Transcribe the material in full. Nothing should differ except that the pictures are left out.

_Data for processing:_

::::

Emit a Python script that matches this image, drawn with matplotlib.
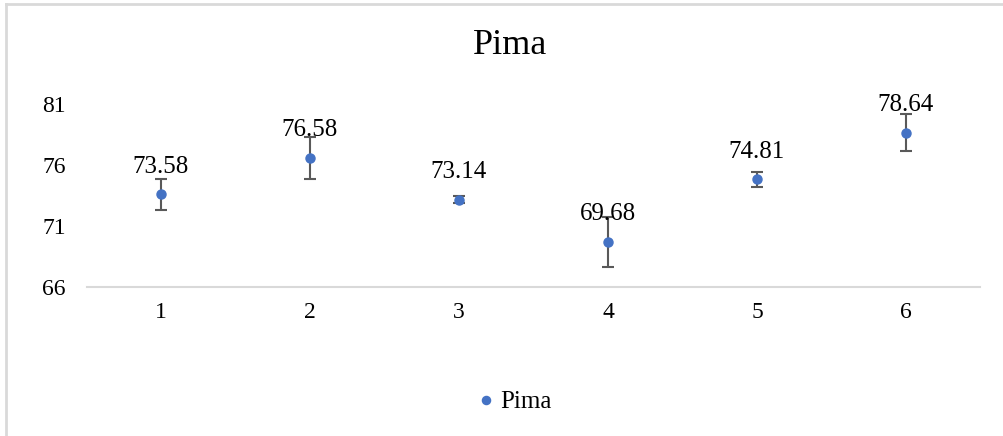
import matplotlib
matplotlib.use("Agg")
import matplotlib.pyplot as plt
from matplotlib.lines import Line2D

# values
groups = [1, 2, 3, 4, 5, 6]
accuracy = [73.58, 76.58, 73.14, 69.68, 74.81, 78.64]
err = [1.27, 1.74, 0.30, 2.05, 0.60, 1.50]
yticks = [66, 71, 76, 81]

plt.rcParams['font.family'] = ['Liberation Serif', 'DejaVu Serif']

fig = plt.figure(figsize=(10.04, 4.36), dpi=100)
ax = fig.add_axes([86.5 / 1004, 149.3 / 436, 894 / 1004, 182.7 / 436])

ax.errorbar(groups, accuracy, yerr=err, fmt='none', ecolor='#595959',
            elinewidth=1.5, capsize=4, capthick=1.5, zorder=2)
ax.plot(groups, accuracy, 'o', color='#4472C4', markersize=6.5,
        label='Pima', zorder=3)

for x, v in zip(groups, accuracy):
    ax.annotate(f"{v:.2f}", (x, v), xytext=(0, 15.5), textcoords='offset points',
                ha='center', va='baseline', fontsize=18, color='black')

ax.set_xlim(0.5, 6.5)
ax.set_ylim(66, 81)
ax.set_xticks(groups)
ax.set_yticks(yticks)
ax.tick_params(axis='both', length=0, labelsize=17, colors='black')
ax.tick_params(axis='x', pad=11)
ax.tick_params(axis='y', pad=15)
for s in ['top', 'right', 'left']:
    ax.spines[s].set_visible(False)
ax.spines['bottom'].set_color('#d9d9d9')
ax.spines['bottom'].set_linewidth(1.5)

fig.text(510 / 1004, 1 - 46 / 436, 'Pima', ha='center', va='center',
         fontsize=26, color='black')

leg = fig.legend(loc='center', bbox_to_anchor=(515 / 1004, 1 - 402 / 436),
                 frameon=False, fontsize=18, handlelength=0.6,
                 handletextpad=0.25, markerscale=0.9)

# chart frame (light grey, left and top visible)
fig.add_artist(Line2D([6 / 1004, 6 / 1004], [0, 1 - 4 / 436],
                      transform=fig.transFigure, color='#d9d9d9', linewidth=2))
fig.add_artist(Line2D([6 / 1004, 1], [1 - 4 / 436, 1 - 4 / 436],
                      transform=fig.transFigure, color='#d9d9d9', linewidth=2))

fig.savefig('out.png', dpi=100)
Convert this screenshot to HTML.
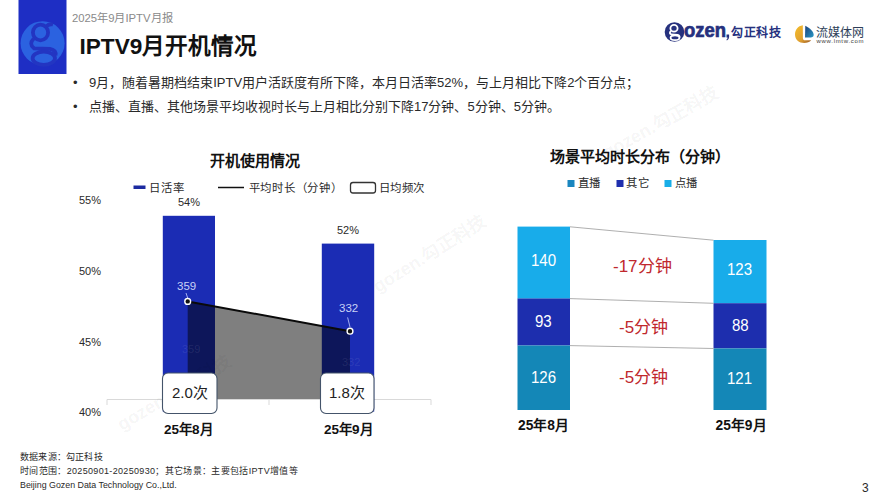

::::

_Result for this task:_
Emit a Python script that matches this image, drawn with matplotlib.
import matplotlib
matplotlib.use("Agg")
import matplotlib.pyplot as plt
from matplotlib.lines import Line2D

# values
groups = [1, 2, 3, 4, 5, 6]
accuracy = [73.58, 76.58, 73.14, 69.68, 74.81, 78.64]
err = [1.27, 1.74, 0.30, 2.05, 0.60, 1.50]
yticks = [66, 71, 76, 81]

plt.rcParams['font.family'] = ['Liberation Serif', 'DejaVu Serif']

fig = plt.figure(figsize=(10.04, 4.36), dpi=100)
ax = fig.add_axes([86.5 / 1004, 149.3 / 436, 894 / 1004, 182.7 / 436])

ax.errorbar(groups, accuracy, yerr=err, fmt='none', ecolor='#595959',
            elinewidth=1.5, capsize=4, capthick=1.5, zorder=2)
ax.plot(groups, accuracy, 'o', color='#4472C4', markersize=6.5,
        label='Pima', zorder=3)

for x, v in zip(groups, accuracy):
    ax.annotate(f"{v:.2f}", (x, v), xytext=(0, 15.5), textcoords='offset points',
                ha='center', va='baseline', fontsize=18, color='black')

ax.set_xlim(0.5, 6.5)
ax.set_ylim(66, 81)
ax.set_xticks(groups)
ax.set_yticks(yticks)
ax.tick_params(axis='both', length=0, labelsize=17, colors='black')
ax.tick_params(axis='x', pad=11)
ax.tick_params(axis='y', pad=15)
for s in ['top', 'right', 'left']:
    ax.spines[s].set_visible(False)
ax.spines['bottom'].set_color('#d9d9d9')
ax.spines['bottom'].set_linewidth(1.5)

fig.text(510 / 1004, 1 - 46 / 436, 'Pima', ha='center', va='center',
         fontsize=26, color='black')

leg = fig.legend(loc='center', bbox_to_anchor=(515 / 1004, 1 - 402 / 436),
                 frameon=False, fontsize=18, handlelength=0.6,
                 handletextpad=0.25, markerscale=0.9)

# chart frame (light grey, left and top visible)
fig.add_artist(Line2D([6 / 1004, 6 / 1004], [0, 1 - 4 / 436],
                      transform=fig.transFigure, color='#d9d9d9', linewidth=2))
fig.add_artist(Line2D([6 / 1004, 1], [1 - 4 / 436, 1 - 4 / 436],
                      transform=fig.transFigure, color='#d9d9d9', linewidth=2))

fig.savefig('out.png', dpi=100)
Convert this screenshot to HTML.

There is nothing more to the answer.